Blaise Cendrars, pseudônimo de Frédéric Louis Sauser (La Chaux-de-Fonds, cantão de Neuchâtel, Suíça, 1 de setembro de 1887 — Paris, 21 de janeiro de 1961) foi um novelista e poeta suíço, tendo escrito em língua francesa.

Tendo uma vida itinerante, o que se reflete em sua poesia, basicamente escritos de viagem, visitou o Brasil na década de 1920 do século XX, influenciando diversos artistas e escritores do modernismo brasileiro e sendo também influenciado por Oswald de Andrade, com cujos poemas da Poesia Pau-Brasil seus poemas mais curtos, de construção cubista, apresentam forte semelhança formal e no gosto pelo primitivo. Nessa incursão, se interessou pela mente doentia do criminoso Febrônio Índio do Brasil, sobre quem escreveu artigos em jornais e um capítulo de livro.
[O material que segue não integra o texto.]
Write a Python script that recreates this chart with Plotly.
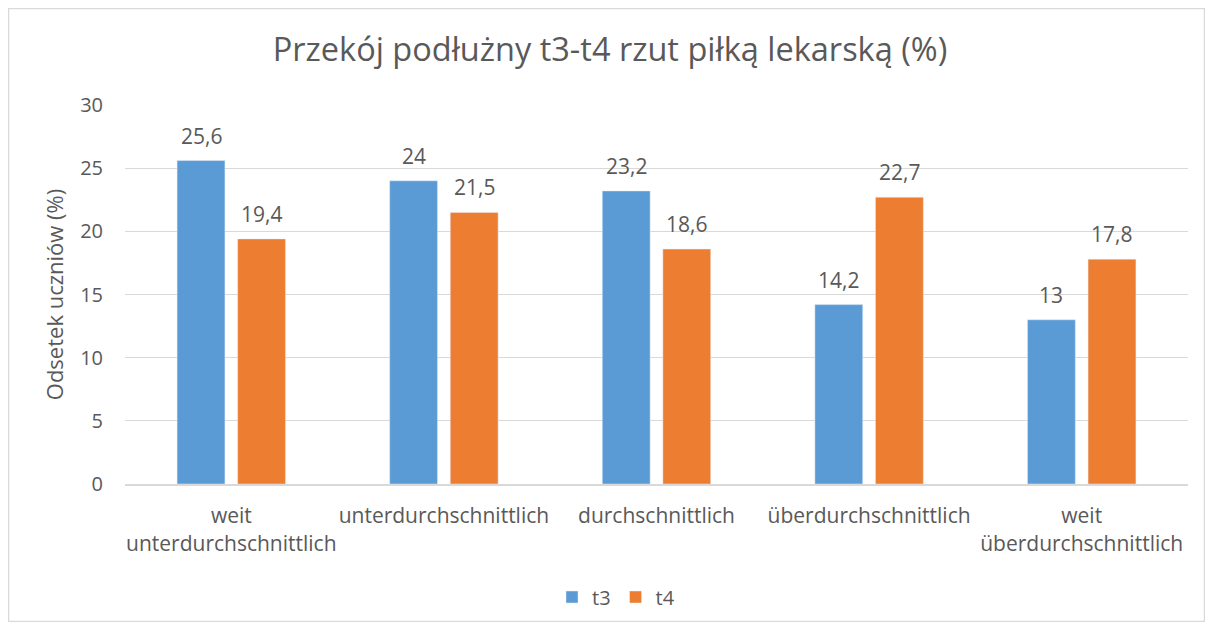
import plotly.graph_objects as go

categories = ["weit<br>unterdurchschnittlich", "unterdurchschnittlich", "durchschnittlich",
              "überdurchschnittlich", "weit<br>überdurchschnittlich"]
t3 = [25.6, 24, 23.2, 14.2, 13]
t4 = [19.4, 21.5, 18.6, 22.7, 17.8]
y_ticks = [0, 5, 10, 15, 20, 25, 30]

def fmt(v):
    return ("%g" % v).replace(".", ",")

FONT = "Open Sans"
TXT = "#595959"

# page has an 8px body margin: figure coords = reference coords - 8
W, H = 1197, 614
L, T = 117, 97
pw, ph = 1063, 379
R = W - L - pw
B = H - T - ph

BARGAP = 0.43
slot = pw / len(categories) * (1 - BARGAP) / 2

fig = go.Figure()
fig.add_trace(go.Bar(name="t3", x=categories, y=t3, marker_color="#5B9BD5"))
fig.add_trace(go.Bar(name="t4", x=categories, y=t4, marker_color="#ED7D31"))

annotations = []
for vals, shift in ((t3, -slot / 2), (t4, slot / 2)):
    for c, v in zip(categories, vals):
        annotations.append(dict(x=c, y=v, xref="x", yref="y", text=fmt(v),
                                showarrow=False, xshift=shift, yshift=25,
                                yanchor="middle", xanchor="center",
                                font=dict(size=21, color=TXT, family=FONT)))

fig.update_layout(
    width=W, height=H,
    margin=dict(l=L, r=R, t=T, b=B, autoexpand=False),
    paper_bgcolor="white", plot_bgcolor="white",
    font=dict(family=FONT, color=TXT, size=20),
    title=dict(text="Przekój podłużny t3-t4 rzut piłką lekarską (%)",
               x=602 / W, xanchor="center", y=1 - 42 / H, yanchor="middle",
               yref="container", xref="container",
               font=dict(size=32.5, color=TXT, family=FONT)),
    barmode="group", bargap=BARGAP, bargroupgap=0.21,
    legend=dict(orientation="h", x=(608 - L) / pw, xanchor="center",
                y=(T + ph - 589) / ph, yanchor="middle",
                font=dict(size=20, color=TXT, family=FONT),
                itemwidth=30, traceorder="normal"),
    showlegend=True,
    annotations=annotations,
    shapes=[dict(type="rect", xref="paper", yref="paper",
                 x0=(0.5 - L) / pw, x1=(W - 0.5 - L) / pw,
                 y0=(T + ph - (H - 0.5)) / ph, y1=(T + ph - 0.5) / ph,
                 line=dict(color="#D9D9D9", width=1.5), layer="below")],
)
fig.update_yaxes(range=[0, 30], tickvals=y_ticks, showgrid=True, gridcolor="#D9D9D9",
                 gridwidth=1, zeroline=False, showline=False, automargin=False,
                 ticklabelstandoff=21,
                 tickfont=dict(size=20, color=TXT, family=FONT),
                 title=dict(text="Odsetek uczniów (%)", standoff=10,
                            font=dict(size=22, color=TXT, family=FONT)))
fig.update_xaxes(showline=True, linecolor="#D9D9D9", linewidth=2, ticks="",
                 automargin=False, ticklabelstandoff=12,
                 tickfont=dict(size=21, color=TXT, family=FONT))

fig.write_html("out.html")
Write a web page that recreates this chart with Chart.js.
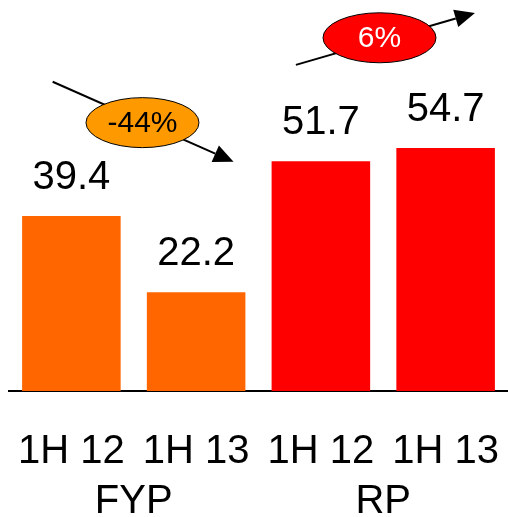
<!DOCTYPE html>
<html>
<head>
<meta charset="utf-8">
<script src="https://cdn.jsdelivr.net/npm/chart.js@4"></script>
<style>
  html, body { margin: 0; padding: 0; background: #fff; }
  #wrap { width: 508px; height: 517px; }
</style>
</head>
<body>
<div id="wrap"><canvas id="c"></canvas></div>
<script>
// Half-year figures, FYP then RP
const periods = ['1H 12', '1H 13', '1H 12', '1H 13'];
const values = [39.4, 22.2, 51.7, 54.7];
const barColors = ['#FF6600', '#FF6600', '#FF0000', '#FF0000'];
const groups = ['FYP', 'RP'];
const groupMembers = [[0, 1], [2, 3]];

const FONT = '"Liberation Sans", Arial, Helvetica, sans-serif';

// Percentage change between the two halves of each group
function pctChange(a, b) {
  const p = Math.round((values[b] - values[a]) / values[a] * 100);
  return p + '%';
}

// Trend arrows with a labelled badge, placed in axis units (category index, value)
const trendBadges = [
  { from: [-0.15, 69.6], to: [1.3, 51.6], badge: [0.57, 60.4], text: pctChange(0, 1), fill: '#FF9900', ink: '#000000' },
  { from: [1.8, 73.4], to: [3.235, 85.1], badge: [2.47, 79.5], text: pctChange(2, 3), fill: '#FF0000', ink: '#FFFFFF' }
];

const annotate = {
  id: 'annotate',
  afterDatasetsDraw(chart) {
    const ctx = chart.ctx;
    const xs = chart.scales.x, ys = chart.scales.y;
    const meta = chart.getDatasetMeta(0);
    const base = chart.chartArea.bottom;
    ctx.save();

    ctx.fillStyle = '#000';
    ctx.font = '40px ' + FONT;
    ctx.textAlign = 'center';
    ctx.textBaseline = 'alphabetic';

    // value labels above bars
    meta.data.forEach((bar, i) => {
      ctx.fillText(values[i].toFixed(1), bar.x, bar.y - 27);
    });

    // period labels under the axis
    periods.forEach((p, i) => {
      ctx.fillText(p, xs.getPixelForTick(i), base + 72);
    });

    // group names under the period labels
    groups.forEach((g, gi) => {
      const idx = groupMembers[gi];
      const x = idx.reduce((s, i) => s + xs.getPixelForTick(i), 0) / idx.length;
      ctx.fillText(g, x, base + 122);
    });

    // trend arrows and badges
    trendBadges.forEach(t => {
      const x0 = xs.getPixelForValue(t.from[0]), y0 = ys.getPixelForValue(t.from[1]);
      const x1 = xs.getPixelForValue(t.to[0]), y1 = ys.getPixelForValue(t.to[1]);
      const ang = Math.atan2(y1 - y0, x1 - x0);
      const head = 20, half = 9;
      const bx = x1 - head * Math.cos(ang), by = y1 - head * Math.sin(ang);
      ctx.strokeStyle = '#000';
      ctx.lineWidth = 2;
      ctx.beginPath();
      ctx.moveTo(x0, y0);
      ctx.lineTo(bx, by);
      ctx.stroke();
      ctx.fillStyle = '#000';
      ctx.beginPath();
      ctx.moveTo(x1, y1);
      ctx.lineTo(bx + half * Math.sin(ang), by - half * Math.cos(ang));
      ctx.lineTo(bx - half * Math.sin(ang), by + half * Math.cos(ang));
      ctx.closePath();
      ctx.fill();

      const cx = xs.getPixelForValue(t.badge[0]), cy = ys.getPixelForValue(t.badge[1]);
      ctx.beginPath();
      ctx.ellipse(cx, cy, 56.5, 25, 0, 0, Math.PI * 2);
      ctx.fillStyle = t.fill;
      ctx.fill();
      ctx.lineWidth = 1;
      ctx.strokeStyle = '#000';
      ctx.stroke();
      ctx.fillStyle = t.ink;
      ctx.font = '30px ' + FONT;
      ctx.textAlign = 'center';
      ctx.textBaseline = 'middle';
      ctx.fillText(t.text, cx, cy + 1);
    });

    ctx.restore();
  }
};

new Chart(document.getElementById('c'), {
  type: 'bar',
  data: {
    labels: periods,
    datasets: [{
      data: values,
      backgroundColor: barColors,
      borderWidth: 0,
      barPercentage: 0.79,
      categoryPercentage: 1
    }]
  },
  options: {
    responsive: true,
    maintainAspectRatio: false,
    animation: false,
    layout: { padding: { left: 9, right: 0, top: 0, bottom: 126 } },
    plugins: { legend: { display: false }, tooltip: { enabled: false } },
    scales: {
      x: {
        grid: { display: false, drawTicks: false },
        border: { display: true, color: '#000', width: 2 },
        ticks: { display: false }
      },
      y: { display: false, min: 0, max: 88 }
    }
  },
  plugins: [annotate]
});
</script>
</body>
</html>
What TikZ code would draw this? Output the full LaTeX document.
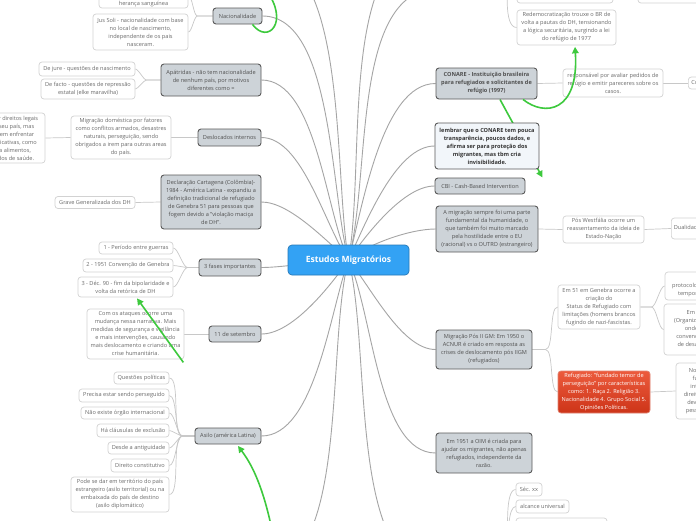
\documentclass[tikz,border=0pt]{standalone}
\usepackage{fontspec}
\setmainfont{Open Sans}
\usetikzlibrary{calc,arrows.meta}
\definecolor{gfill}{HTML}{CDD3D8}
\definecolor{gborder}{HTML}{5A5A5A}
\definecolor{lborder}{HTML}{D2D2D2}
\definecolor{ltext}{HTML}{6A6A6A}
\definecolor{gtext}{HTML}{505050}
\definecolor{rootblue}{HTML}{33A2F4}
\definecolor{linkgray}{HTML}{A5A5A5}
\definecolor{subgray}{HTML}{C8C8C8}
\definecolor{relgreen}{HTML}{3DC93D}
\definecolor{redtop}{HTML}{EC5B3D}
\definecolor{redbot}{HTML}{CD3418}
\definecolor{lightbox}{HTML}{F2F6FA}
\pgfdeclarelayer{bg}
\pgfsetlayers{bg,main}
\begin{document}
\begin{tikzpicture}[x=1pt,y=1pt,
  base/.style={rounded corners=3pt, align=center, inner xsep=1pt, inner ysep=1pt, font=\fontsize{5.6}{8}\selectfont},
  topic/.style={base, fill=gfill, draw=gborder, line width=0.9pt, text=gtext},
  leaf/.style={base, fill=white, draw=lborder, line width=0.7pt, text=ltext},
  boldtopic/.style={topic, font=\fontsize{5.6}{8}\selectfont\bfseries},
  notebox/.style={base, fill=lightbox, draw=gborder, line width=0.9pt, text=black!80, font=\fontsize{5.6}{8}\selectfont\bfseries},
  redbox/.style={base, top color=redtop, bottom color=redbot, draw=redbot!60!white, line width=0.7pt, text=white},
  rootbox/.style={rounded corners=4pt, fill=rootblue, draw=rootblue!75!black, line width=0.7pt, text=white, font=\fontsize{8.6}{10}\selectfont\bfseries},
  bx/.style 2 args={minimum width=#1pt, minimum height=#2pt},
  rootlink/.style={draw=linkgray, line width=0.9pt},
  sub/.style={draw=subgray, line width=0.7pt},
  rel/.style={draw=relgreen, line width=1.6pt, -{Triangle[length=6.5pt,width=6.5pt]}},
  relline/.style={draw=relgreen, line width=1.6pt}
]
\useasboundingbox (0,0) rectangle (696,-520);
\clip (0,0) rectangle (696,-520);

% ---------- root ----------
\node[rootbox, bx={121}{30}] (root) at (348.5,-260) {Estudos Migratórios};

% ---------- left topics ----------
\node[topic, bx={49}{16}] (nac) at (237.5,-16) {Nacionalidade};
\node[topic, bx={100}{32}] (apa) at (211,-80) {Apátridas - não tem nacionalidade\\de nenhum país, por motivos\\diferentes como =};
\node[topic, bx={63}{17}] (desl) at (229.5,-137.5) {Deslocados internos};
\node[topic, bx={100}{54}] (decl) at (211,-202) {Declaração Cartagena (Colômbia)-\\1984 - América Latina - expandiu a\\definição tradicional de refugiado\\de Genebra 51 para pessoas que\\fogem devido a "violação maciça\\de DH".};
\node[topic, bx={62}{17}] (fases) at (230,-267.5) {3 fases importantes};
\node[topic, bx={52}{16}] (sete) at (235,-334) {11 de setembro};
\node[topic, bx={66}{16}] (asilo) at (228,-436) {Asilo (américa Latina)};

% ---------- left leaves ----------
\node[leaf, bx={89}{24}] (her) at (143.5,4) {Jus Sanguinis - nacionalidade\\baseada na\\herança sanguínea};
\node[leaf, bx={95}{36}] (jus) at (140.5,-32) {Jus Soli - nacionalidade com base\\no local de nascimento,\\independente de os pais\\nasceram.};
\node[leaf, bx={96}{14}] (dejure) at (87,-69) {De jure - questões de nascimento};
\node[leaf, bx={94}{20}] (defacto) at (88,-89) {De facto - questões de repressão\\estatal (elke maravilha)};
\node[leaf, bx={100}{43}] (domest) at (121,-137.5) {Migração doméstica por fatores\\como conflitos armados, desastres\\naturais, perseguição, sendo\\obrigados a irem para outras areas\\do país.};
\node[leaf, bx={100}{50}] (cutl) at (-5,-138) {Podem não perder direitos legais\\por estarem em seu país, mas\\ainda assim, podem enfrentar\\dificuldades significativas, como\\falta de acesso a alimentos,\\moradia e cuidados de saúde.};
\node[leaf, bx={80}{12}] (grave) at (95,-202.5) {Grave Generalizada dos DH};
\node[leaf, bx={74}{12}] (f1) at (136,-248) {1 - Período entre guerras};
\node[leaf, bx={90}{13}] (f2) at (128,-265.5) {2 - 1951 Convenção de Genebra};
\node[leaf, bx={95}{20}] (f3) at (125.5,-287) {3 - Déc. 90 - fim da bipolaridade e\\volta da retórica de DH};
\node[leaf, bx={97}{50}] (ataq) at (135.5,-334) {Com os ataques ocorre uma\\mudança nessa narrativa. Mais\\medidas de segurança e vigilância\\e mais intervenções, causando\\mais deslocamento e criando uma\\crise humanitária.};
\node[leaf, bx={55}{12}] (a1) at (141.5,-378) {Questões políticas};
\node[leaf, bx={90}{13}] (a2) at (124,-395.5) {Precisa estar sendo perseguido};
\node[leaf, bx={88}{12}] (a3) at (125,-413) {Não existe órgão internacional};
\node[leaf, bx={72}{13}] (a4) at (133,-430.5) {Há cláusulas de exclusão};
\node[leaf, bx={61}{12}] (a5) at (138.5,-448) {Desde a antiguidade};
\node[leaf, bx={58}{13}] (a6) at (140,-465.5) {Direito constitutivo};
\node[leaf, bx={98}{35}] (a7) at (120,-494.5) {Pode se dar em território do país\\estrangeiro (asilo territorial) ou na\\embaixada do país de destino\\(asilo diplomático)};

% ---------- right side ----------
\node[leaf, bx={96}{28}] (tl1) at (565,11) {};
\node[leaf, bx={84}{28}] (tl2) at (680,11) {};
\node[leaf, bx={99}{35}] (redem) at (566.5,-27.5) {Redemocratização trouxe o BR de\\volta a pautas do DH, tensionando\\a lógica securitária, surgindo a lei\\do refúgio de 1977};
\node[boldtopic, bx={101}{31}] (conare) at (486.5,-83.5) {CONARE - Instituição brasileira\\para refugiados e solicitantes de\\refúgio (1997)};
\node[leaf, bx={100}{28}] (resp) at (613,-83) {responsável por avaliar pedidos de\\refúgio e emitir pareceres sobre os\\casos.};
\node[leaf, anchor=west, minimum height=12pt, inner xsep=3pt] (cpart) at (688,-83) {Comitê Nacional para os Refugiados};
\node[notebox, bx={104}{46}] (lemb) at (487,-146) {lembrar que o CONARE tem pouca\\transparência, poucos dados, e\\afirma ser para proteção dos\\migrantes, mas tbm cria\\invisibilidade.};
\node[topic, bx={90}{16}] (cbi) at (480,-186) {CBI - Cash-Based Intervention};
\node[topic, bx={102}{46}] (migr) at (487,-229) {A migração sempre foi uma parte\\fundamental da humanidade, o\\que também foi muito marcado\\pela hostilidade entre o EU\\(racional) vs o OUTRO (estrangeiro)};
\node[leaf, bx={81}{27}] (west) at (603.5,-229.5) {Pós Westfália ocorre um\\reassentamento da ideia de\\Estado-Nação};
\node[leaf, anchor=west, minimum height=21pt, inner xsep=2.5pt] (dual) at (671,-228.5) {Dualidade entre nacionais e estrangeiros};
\node[topic, bx={96}{39}] (pos2) at (484,-349.5) {Migração Pós II GM: Em 1950 o\\ACNUR é criado em resposta as\\crises de deslocamento pós IIGM\\(refugiados)};
\node[leaf, bx={82}{44}] (g51) at (599,-307) {Em 51 em Genebra ocorre a\\criação do\\Status de Refugiado com\\limitações (homens brancos\\fugindo de nazi-fascistas.};
\node[leaf, bx={90}{28}] (e1) at (710,-286) {Em 1967, o\\protocolo retira as limitações\\temporais e geográficas.};
\node[leaf, bx={86}{51}] (e2) at (707,-329.5) {Em 1969 a OUA\\(Organização da Unidade\\onde se amplia a\\convenção para vítimas\\de desastres e guerras};
\node[redbox, bx={92}{42}] (red) at (604,-392) {Refugiado: "fundado temor de\\perseguição" por características\\como: 1. Raça 2. Religião 3.\\Nacionalidade 4. Grupo Social 5.\\Opiniões Políticas.};
\node[leaf, bx={74}{56}] (nonr) at (713,-391) {Non-refoulement -\\fundamento do\\internacional dos\\direitos humanos, não\\devolver refugiados\\pessoas perseguidas};
\node[topic, bx={96}{40}] (oim) at (484,-453) {Em 1951 a OIM é criada para\\ajudar os migrantes, não apenas\\refugiados, independente da\\razão.};
\node[leaf, bx={26}{13}] (sec) at (529,-489.5) {Séc. xx};
\node[leaf, bx={53}{13}] (alc) at (542.5,-506.5) {alcance universal};
\node[leaf, bx={91}{22}] (b3) at (561.5,-529) {};

% ---------- off-frame ends ----------
\coordinate (tA) at (262,45);
\coordinate (tC) at (440,12);
\coordinate (tD) at (440,60);
\coordinate (bA) at (262,-570);
\coordinate (bB) at (436,-570);
\coordinate (pR) at (508,30);
\coordinate (pB) at (508,-545);
\coordinate (gB) at (272,-530);

\begin{pgfonlayer}{bg}
\fill[white] (0,0) rectangle (696,-520);
\clip (0,0) rectangle (696,-520);
% root links
\draw[rootlink] (root.center) to[out=105,in=0,looseness=0.7] (nac.east);
\draw[rootlink] (root.center) to[out=115,in=0,looseness=0.7] (apa.east);
\draw[rootlink] (root.center) to[out=125,in=0,looseness=0.7] (desl.east);
\draw[rootlink] (root.center) to[out=140,in=0,looseness=0.7] (decl.east);
\draw[rootlink] (root.center) to[out=180,in=0,looseness=0.7] (fases.east);
\draw[rootlink] (root.center) to[out=235,in=0,looseness=0.7] (sete.east);
\draw[rootlink] (root.center) to[out=250,in=0,looseness=0.7] (asilo.east);
\draw[rootlink] (root.center) to[out=100,in=0,looseness=0.7] (tA);
\draw[rootlink] (root.center) to[out=255,in=0,looseness=0.7] (bA);
\draw[rootlink] (root.center) to[out=75,in=180,looseness=0.8] (tC);
\draw[rootlink] (root.center) to[out=80,in=180,looseness=0.8] (tD);
\draw[rootlink] (root.center) to[out=75,in=180,looseness=0.7] (conare.west);
\draw[rootlink] (root.center) to[out=65,in=180,looseness=0.7] (lemb.west);
\draw[rootlink] (root.center) to[out=55,in=180,looseness=0.7] (cbi.west);
\draw[rootlink] (root.center) to[out=40,in=180,looseness=0.7] (migr.west);
\draw[rootlink] (root.center) to[out=-50,in=180,looseness=0.7] (pos2.west);
\draw[rootlink] (root.center) to[out=-65,in=180,looseness=0.7] (oim.west);
\draw[rootlink] (root.center) to[out=-75,in=180,looseness=0.7] (bB);
% sub links left
\draw[sub] (nac.west) -- ++(-15,0) to[out=180,in=0,looseness=0.5] (her.east);
\draw[sub] (nac.west) -- ++(-15,0) to[out=180,in=0,looseness=0.5] (jus.east);
\draw[sub] (apa.west) -- ++(-14,0) to[out=180,in=0,looseness=0.5] (dejure.east);
\draw[sub] (apa.west) -- ++(-14,0) to[out=180,in=0,looseness=0.5] (defacto.east);
\draw[sub] (desl.west) -- (domest.east);
\draw[sub] (domest.west) -- (cutl.east);
\draw[sub] (decl.west) -- (grave.east);
\foreach \c in {f1,f2,f3}
  \draw[sub] (fases.west) -- ++(-11,0) to[out=180,in=0,looseness=0.5] (\c.east);
\draw[sub] (sete.west) -- (ataq.east);
\foreach \c in {a1,a2,a3,a4,a5,a6,a7}
  \draw[sub] (asilo.west) -- ++(-12,0) to[out=180,in=0,looseness=0.5] (\c.east);
% sub links right
\draw[sub] (conare.east) -- (resp.west);
\draw[sub] (resp.east) -- (cpart.west);
\draw[sub] (pR) to[out=-90,in=180,looseness=0.6] (redem.west);
\draw[sub] (pR) to[out=-90,in=180,looseness=0.6] (tl1.west);
\draw[sub] (migr.east) -- (west.west);
\draw[sub] (west.east) -- (dual.west);
\draw[sub] (pos2.east) -- ++(13,0) to[out=0,in=180,looseness=0.5] (g51.west);
\draw[sub] (pos2.east) -- ++(13,0) to[out=0,in=180,looseness=0.5] (red.west);
\draw[sub] (g51.east) -- ++(11,0) to[out=0,in=180,looseness=0.5] (e1.west);
\draw[sub] (g51.east) -- ++(11,0) to[out=0,in=180,looseness=0.5] (e2.west);
\draw[sub] (red.east) -- (nonr.west);
\foreach \c in {sec,alc,b3}
  \draw[sub] (pB) to[out=90,in=180,looseness=0.5] (\c.west);
% relation behind the note box
\draw[rel] ($(conare.south)+(13.5,0)$) -- ($(lemb.south east)+(3,-8)$);
\end{pgfonlayer}

% ---------- green relations ----------
\draw[relline] ($(nac.south east)+(-10,0)$) .. controls (268,-45) and (290,-22) .. (266,10);
\draw[rel] ($(ataq.south east)+(-1,-3)$) -- ($(f3.south)+(11.5,-1)$);
\draw[rel] (gB) .. controls (262,-482) and (250,-462) .. ($(asilo.south)+(10,-1.5)$);
\draw[rel] ($(conare.south)+(36.5,0)$) .. controls (545,-117) and (579,-112) .. ($(redem.south)+(8.5,-1.5)$);
\end{tikzpicture}
\end{document}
Autor também de poemas mais extensos que do seu aparentado poeta brasileiro, como a "Prosa do Transiberiano", foi sempre fiel, em poesia, ao seu estilo "literatura de viajantes", sendo este um longo poema realmente prosaico, feito a partir de reminiscências, que lembra a posterior obra de Allen Ginsberg.

Mesmo sendo Suiço de nascimento, é considerado por Paul Eluard como um dos maiores poetas franceses do século XX.